What this code is trying to do is generate an array of all term ids with their names in the $names variable, and populate a select box for it. For a few tens of terms, this is acceptable. However, with 41,000+, this is insane.

The workaround for this is to modify the code above to be like below, eliminating this term selection altogether.

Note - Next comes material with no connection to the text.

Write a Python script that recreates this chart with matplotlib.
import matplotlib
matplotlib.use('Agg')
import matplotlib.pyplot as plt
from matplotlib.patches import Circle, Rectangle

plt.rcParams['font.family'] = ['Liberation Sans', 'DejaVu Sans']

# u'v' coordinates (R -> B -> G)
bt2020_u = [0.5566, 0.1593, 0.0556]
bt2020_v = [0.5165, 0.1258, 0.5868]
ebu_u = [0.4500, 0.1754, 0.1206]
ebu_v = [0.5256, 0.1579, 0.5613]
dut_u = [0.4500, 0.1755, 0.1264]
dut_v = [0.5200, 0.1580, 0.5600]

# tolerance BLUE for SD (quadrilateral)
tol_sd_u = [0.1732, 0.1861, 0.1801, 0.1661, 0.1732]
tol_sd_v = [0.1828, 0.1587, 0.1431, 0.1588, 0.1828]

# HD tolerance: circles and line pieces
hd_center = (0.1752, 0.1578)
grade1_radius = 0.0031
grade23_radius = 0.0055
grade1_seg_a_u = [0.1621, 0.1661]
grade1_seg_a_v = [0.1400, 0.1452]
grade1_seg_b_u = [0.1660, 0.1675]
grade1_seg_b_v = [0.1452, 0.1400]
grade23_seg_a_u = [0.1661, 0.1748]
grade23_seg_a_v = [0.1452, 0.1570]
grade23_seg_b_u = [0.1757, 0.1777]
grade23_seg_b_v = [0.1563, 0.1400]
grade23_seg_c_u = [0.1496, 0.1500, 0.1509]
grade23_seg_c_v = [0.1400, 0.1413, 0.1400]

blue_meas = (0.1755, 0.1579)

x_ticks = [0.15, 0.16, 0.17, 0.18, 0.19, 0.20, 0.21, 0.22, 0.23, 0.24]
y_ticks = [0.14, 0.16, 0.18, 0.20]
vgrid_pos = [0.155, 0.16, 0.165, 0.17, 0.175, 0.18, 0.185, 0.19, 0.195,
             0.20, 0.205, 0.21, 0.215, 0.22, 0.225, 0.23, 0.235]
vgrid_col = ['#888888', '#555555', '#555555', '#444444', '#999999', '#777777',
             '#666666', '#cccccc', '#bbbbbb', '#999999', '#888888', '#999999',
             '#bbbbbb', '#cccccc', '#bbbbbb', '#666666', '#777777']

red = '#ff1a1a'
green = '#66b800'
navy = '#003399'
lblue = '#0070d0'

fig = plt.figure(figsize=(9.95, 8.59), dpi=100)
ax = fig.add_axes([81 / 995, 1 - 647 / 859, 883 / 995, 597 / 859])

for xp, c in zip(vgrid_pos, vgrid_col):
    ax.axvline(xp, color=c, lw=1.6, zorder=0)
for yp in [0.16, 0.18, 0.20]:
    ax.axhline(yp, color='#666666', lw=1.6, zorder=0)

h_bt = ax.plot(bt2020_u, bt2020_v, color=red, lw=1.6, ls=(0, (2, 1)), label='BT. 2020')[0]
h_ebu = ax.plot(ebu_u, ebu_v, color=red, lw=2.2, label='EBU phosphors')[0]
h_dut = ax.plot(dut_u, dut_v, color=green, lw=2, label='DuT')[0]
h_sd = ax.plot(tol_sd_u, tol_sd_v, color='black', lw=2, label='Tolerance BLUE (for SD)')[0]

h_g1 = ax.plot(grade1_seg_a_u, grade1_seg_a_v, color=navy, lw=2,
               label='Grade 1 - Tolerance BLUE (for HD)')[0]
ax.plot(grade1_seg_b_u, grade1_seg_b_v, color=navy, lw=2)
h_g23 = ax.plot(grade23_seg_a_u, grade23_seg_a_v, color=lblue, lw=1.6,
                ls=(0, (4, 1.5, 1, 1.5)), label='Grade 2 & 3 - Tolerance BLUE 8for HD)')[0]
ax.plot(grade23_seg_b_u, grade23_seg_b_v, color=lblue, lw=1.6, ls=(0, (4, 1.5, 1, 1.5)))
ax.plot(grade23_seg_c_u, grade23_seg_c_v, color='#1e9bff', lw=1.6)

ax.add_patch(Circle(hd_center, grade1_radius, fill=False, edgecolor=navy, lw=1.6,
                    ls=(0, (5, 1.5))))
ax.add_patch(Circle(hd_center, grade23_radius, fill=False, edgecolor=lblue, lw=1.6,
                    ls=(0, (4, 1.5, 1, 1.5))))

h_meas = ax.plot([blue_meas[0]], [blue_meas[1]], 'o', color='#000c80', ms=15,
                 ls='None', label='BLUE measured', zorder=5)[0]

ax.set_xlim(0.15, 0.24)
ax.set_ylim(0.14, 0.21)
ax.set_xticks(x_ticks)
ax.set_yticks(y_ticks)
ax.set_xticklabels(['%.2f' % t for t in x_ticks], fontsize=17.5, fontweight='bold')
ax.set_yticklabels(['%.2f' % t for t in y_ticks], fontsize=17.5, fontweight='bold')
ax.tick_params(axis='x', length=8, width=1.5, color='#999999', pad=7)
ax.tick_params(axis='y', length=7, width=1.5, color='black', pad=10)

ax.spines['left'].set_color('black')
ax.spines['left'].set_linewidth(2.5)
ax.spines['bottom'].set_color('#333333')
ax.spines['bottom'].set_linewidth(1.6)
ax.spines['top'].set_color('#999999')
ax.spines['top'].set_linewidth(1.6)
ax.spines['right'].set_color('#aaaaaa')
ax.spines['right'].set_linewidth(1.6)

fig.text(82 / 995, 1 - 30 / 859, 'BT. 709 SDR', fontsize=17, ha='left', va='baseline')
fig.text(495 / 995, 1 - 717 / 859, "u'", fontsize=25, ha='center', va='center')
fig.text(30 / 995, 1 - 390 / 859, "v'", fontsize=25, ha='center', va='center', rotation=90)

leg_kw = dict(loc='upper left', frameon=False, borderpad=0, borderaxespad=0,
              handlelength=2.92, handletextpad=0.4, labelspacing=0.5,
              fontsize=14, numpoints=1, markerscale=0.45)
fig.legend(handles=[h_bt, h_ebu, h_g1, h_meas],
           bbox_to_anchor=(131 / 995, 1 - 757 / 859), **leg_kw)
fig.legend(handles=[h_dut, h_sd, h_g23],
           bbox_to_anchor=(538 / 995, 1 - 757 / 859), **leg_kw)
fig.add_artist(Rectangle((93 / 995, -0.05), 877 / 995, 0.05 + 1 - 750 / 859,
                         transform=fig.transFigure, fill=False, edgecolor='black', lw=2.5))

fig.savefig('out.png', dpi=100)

if (module_exist('taxonomy')) {
$form['similar_taxonomy'] = array(
'#type' => 'fieldset',
'#title' => t('Taxonomy category filter'),
'#collapsible' => true, '#collapsed' => true
);
$form['similar_taxonomy']['similar_taxonomy_filter'] = array(
'#type' => 'radios',
'#title' => t('Filter by taxonomy categories'),
'#default_value' => variable_get('similar_taxonomy_filter', 0),
'#options' => array(t('No category filtering'), t('Only show the similar nodes in the same category as the original node')),
);
} 

Now, the block configuration page will load successfully.

Full Text and Temp tables

Another issue we found is that the queries issued by this module are on the heavy side. They do a full text matching of the node text and title.

So, if you run mtop or SHOW PROCESS LIST in mysql, you will see the following come up a lot:

Command Time State                   Info
Query   0    Copying to tmp table    SELECT DISTINCT(r.nid), r.title, r.teaser, MATCH(r.body, r.title) AGAINST ('lorem ipsum ...
Query   0    FULLTEXT initialization SELECT DISTINCT(r.nid), r.title, r.teaser, MATCH(r.body, r.title) AGAINST ('lorem ipsum ...

Note that the queries use fulltext, as well as temp table in various stages.

On this specific server (Dual Xeon Quad Cores, 8GB of memory), these queries do not consume a lot of time, and hence are not a performance bottleneck. However, this may not be the case on lesser powered servers.

Contents: 

Comments

Ah, nice. Will this change

Ah, nice. Will this change be made to the Similar Entries module? I find the module to be much more useful and straight forward than others similar modules (like Related Links).

Reduced functionality

Actually, the change I made causes some reduced functionality (inability to filter by terms).

Because this only affects sites with a large number of terms, I did not bother creating a patch for it, since most sites may not run into this problem.
--
2bits -- Drupal consulting

block cache

I didn't have the same problem as you (my blocks actually completed running...) but I did make sure to enable block caching for these since they are obviously heavy on queries. No reason to recalculate them for every single page view - just implement the caching at the "page" level and you can be sure that you are reducing lots of load.